Arden went on talking, not so much as raising a brow, although there was a sharp intake of breath from the vicinity of the door, and Francesca froze in place.
“Oh, put it down, lad,” he said in his deep, smooth accents, scarcely glancing at the death inches away from his eyes. “You heard the lady, she’ll be after you like a vengeful fury if you singe my eyelashes. None of us are here to harm you anyway,” he continued in accents so calm and reassuring that Francesca began to understand his tranquility as well as the purpose of his gentle humor. The very commonplace of it made violence seem out of place, and the comfort of sane discourse itself began to lessen the tension that had been almost palpable in the room. She understood that he was a master of many sorts of unexpectedly effective weapons as he went on off-handedly, “Those are my friends the Duke of Peterstow and the Viscount Hazelton who are so rudely gaping at us. They’ve nothing to do with armies or wars, except for their own private ones. We come to praise Francesca, not to bury you,” he said, smiling, “and it’s all the same to me whether you go or stay in England, so long as she is safe.”
“I shot you,” Harry said, but he licked his lips as he was perspiring like a man whose fever had just broken.
“So you did. Don’t congratulate yourself on it, neither,” Arden said ruefully. “Only a blind man could miss such a fine target, you know.”
“In the back,” Harry said in a strangled voice, his pistol still tight in his hand.
“So you did,” Arden said quietly. “I can’t approve that, but so you did.”
“Do you despise me for it?” Harry insisted.
“No,” Arden answered, “but I believe you do, lad.”
“You think I’m afraid to shoot you now, as you face me, man to man?” Harry asked breathlessly.
“No,” Arden said, looking at him then, keenly and with unblinking gaze, “not at all. But I think it would take a different kind of courage not to. I think it would be extremely brave of a man to allow another he despised and could easily rid himself of, to live. And I’d thank you for it,” he said simply.
Harry lowered the pistol then.
“Thank you,” Arden said.
“Is it to be Bow Street or the army court-martial for me, then?” Harry asked, sinking to the bed and not raising his head as Julian removed the pistol from his limp hands.

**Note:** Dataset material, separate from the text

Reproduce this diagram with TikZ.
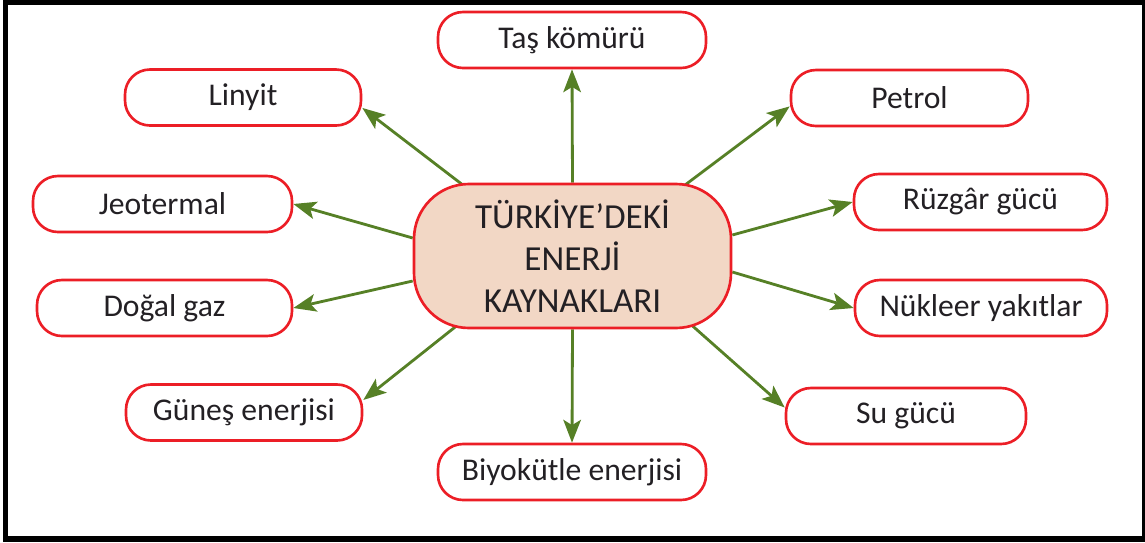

“Not Bow Street!” Arden said, recoiling. “And not necessarily a court-martial either, Devlin. I’ve heard Wellington will often make exceptions. There was one chap he recommended for naval duty after he’d fled a battle in Spain. Of course, that’s entirely up to you.”

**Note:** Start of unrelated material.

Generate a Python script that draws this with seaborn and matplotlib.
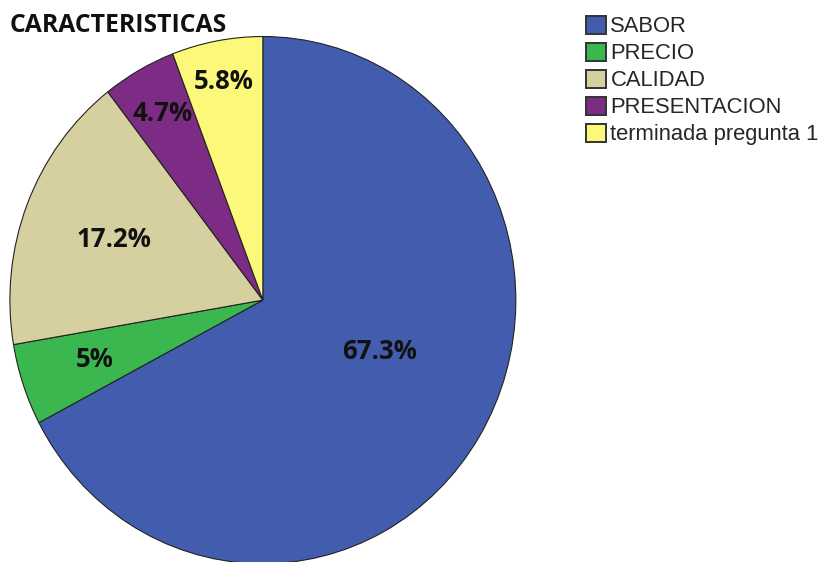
import matplotlib
matplotlib.use("Agg")
import numpy as np
import matplotlib.pyplot as plt
import seaborn as sns
from matplotlib.patches import Patch

sns.set_theme(style="white")

categorias = ["SABOR", "PRECIO", "CALIDAD", "PRESENTACION", "terminada pregunta 1"]
porcentajes = [67.3, 5.0, 17.2, 4.7, 5.8]
etiquetas = ["67.3%", "5%", "17.2%", "4.7%", "5.8%"]
colores = ["#435DAE", "#3BB74F", "#D6CF9F", "#7C2C84", "#FBF87A"]
# label placement: fraction of radius and angular nudge (deg) per wedge
dist_etiquetas = [0.50, 0.70, 0.63, 0.81, 0.845]
giro_etiquetas = [8, 0, 0, 0, 0]

fig = plt.figure(figsize=(8.24, 5.62), dpi=100)
ax = fig.add_axes([0.012, -0.003, 0.614, 0.938])

wedges, texts = ax.pie(porcentajes, colors=colores, startangle=90,
                       counterclock=False,
                       wedgeprops={"edgecolor": "#222222", "linewidth": 0.8})
ax.set_aspect("auto")
ax.set_xlim(-1, 1)
ax.set_ylim(-1, 1)

for w, lab, d, g in zip(wedges, etiquetas, dist_etiquetas, giro_etiquetas):
    ang = np.deg2rad((w.theta1 + w.theta2) / 2 + g)
    ax.text(d * np.cos(ang), d * np.sin(ang), lab, ha="center", va="center",
            fontsize=18.5, fontweight="bold", family="Open Sans", color="#111111")

fig.text(0.012, 0.955, "CARACTERISTICAS", fontsize=17.8, fontweight="bold",
         family="Open Sans", color="#111111", ha="left", va="center")

handles = [Patch(facecolor=c, edgecolor="#333333", linewidth=1.4) for c in colores]
fig.legend(handles, categorias, loc="upper left", bbox_to_anchor=(0.711, 0.972),
           frameon=False, prop={"family": "Liberation Sans", "size": 15.8},
           handlelength=0.9, handleheight=0.9, handletextpad=0.22,
           labelspacing=0.24, borderaxespad=0, borderpad=0)

fig.savefig("out.png", dpi=100)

“No,” Harry said softly, shuddering, “no more war, by sea or land. I want to go back to France and live out my days in peace. I wanted Fancy with me for her brother’s sake as well
as mine, I wanted to save her more pain.”

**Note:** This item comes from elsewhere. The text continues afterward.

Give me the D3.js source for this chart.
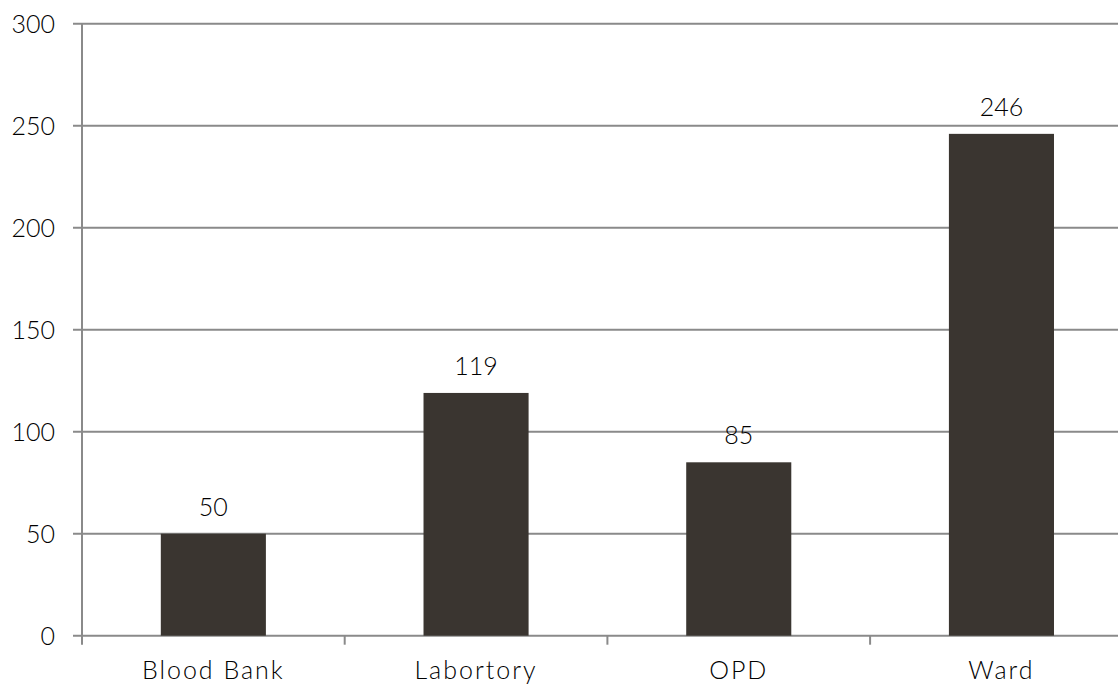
<!DOCTYPE html>
<html>
<head>
<meta charset="utf-8">
<script src="https://cdn.jsdelivr.net/npm/d3@7"></script>
<style>
  html, body { margin: 0; padding: 0; background: #fff; }
  svg { display: block; }
  text { font-family: "Lato", "DejaVu Sans", sans-serif; font-weight: 300; fill: #000; }
</style>
</head>
<body>
<svg id="chart" width="1118" height="687"></svg>
<script>
const categories = ["Blood Bank", "Labortory", "OPD", "Ward"];
const values = [50, 119, 85, 246];
const yTicks = [0, 50, 100, 150, 200, 250, 300];

const W = 1118, H = 687;
const plotLeft = 82, plotTop = 23.7, plotBottom = 635.7;
const step = 262.7;

const svg = d3.select("#chart");

const x = d3.scaleBand()
  .domain(categories)
  .range([plotLeft, plotLeft + step * categories.length])
  .padding(0);

const y = d3.scaleLinear()
  .domain([0, 300])
  .range([plotBottom, plotTop]);

const gridColor = "#8a8a8a";
const fontSize = 25;

// horizontal gridlines with short tick stubs on the left
svg.append("g")
  .selectAll("line")
  .data(yTicks)
  .join("line")
  .attr("x1", plotLeft - 9)
  .attr("x2", W)
  .attr("y1", d => y(d))
  .attr("y2", d => y(d))
  .attr("stroke", gridColor)
  .attr("stroke-width", 2);

// y axis labels
svg.append("g")
  .selectAll("text")
  .data(yTicks)
  .join("text")
  .attr("x", plotLeft - 27)
  .attr("y", d => y(d))
  .attr("dy", "0.36em")
  .attr("text-anchor", "end")
  .attr("font-size", fontSize)
  .text(d => d);

// vertical axis line
svg.append("line")
  .attr("x1", plotLeft).attr("x2", plotLeft)
  .attr("y1", y(300)).attr("y2", plotBottom + 9)
  .attr("stroke", gridColor)
  .attr("stroke-width", 2);

// category tick marks below the baseline
const catBounds = categories.map(c => x(c)).concat([x(categories[categories.length - 1]) + x.bandwidth()]);
svg.append("g")
  .selectAll("line")
  .data(catBounds.slice(1))
  .join("line")
  .attr("x1", d => d).attr("x2", d => d)
  .attr("y1", plotBottom).attr("y2", plotBottom + 9)
  .attr("stroke", gridColor)
  .attr("stroke-width", 2);

// bars
const barW = x.bandwidth() * 0.4;
svg.append("g")
  .selectAll("rect")
  .data(values)
  .join("rect")
  .attr("x", (d, i) => x(categories[i]) + (x.bandwidth() - barW) / 2)
  .attr("y", d => y(d))
  .attr("width", barW)
  .attr("height", d => plotBottom - y(d))
  .attr("fill", "#3a3530");

// value labels
svg.append("g")
  .selectAll("text")
  .data(values)
  .join("text")
  .attr("x", (d, i) => x(categories[i]) + x.bandwidth() / 2)
  .attr("y", d => y(d) - 18)
  .attr("text-anchor", "middle")
  .attr("font-size", fontSize)
  .text(d => d);

// category labels
svg.append("g")
  .selectAll("text")
  .data(categories)
  .join("text")
  .attr("x", d => x(d) + x.bandwidth() / 2)
  .attr("y", 679)
  .attr("text-anchor", "middle")
  .attr("font-size", fontSize)
  .attr("letter-spacing", 2)
  .text(d => d);
</script>
</body>
</html>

“As do we all,” Arden agreed. “It was brave of you to come so far and put so much at risk for her, Devlin, that is true.”
“So you’ll let me go?” Harry said then, raising his head and staring at them.
“Of course. Why not?” Arden answered on a shrug.
At a glance from Julian, Francesca recovered herself, and bending to Harry, she whispered a good-bye, and then stepped with the gentlemen to the door. At that Harry spoke again, in a rush. It had been a long while since he’d spoken with his equals, he knew he was in no more danger, and he had more to say than good-bye, for he knew it was the last he’d ever see of them.
“I never meant to turn and run that day,” he said hurriedly. “I’d done it before I knew. It was ghastly—the noise, the blood, the sounds of dying. You cannot know,” he said, speaking to Arden now, and not to Francesca.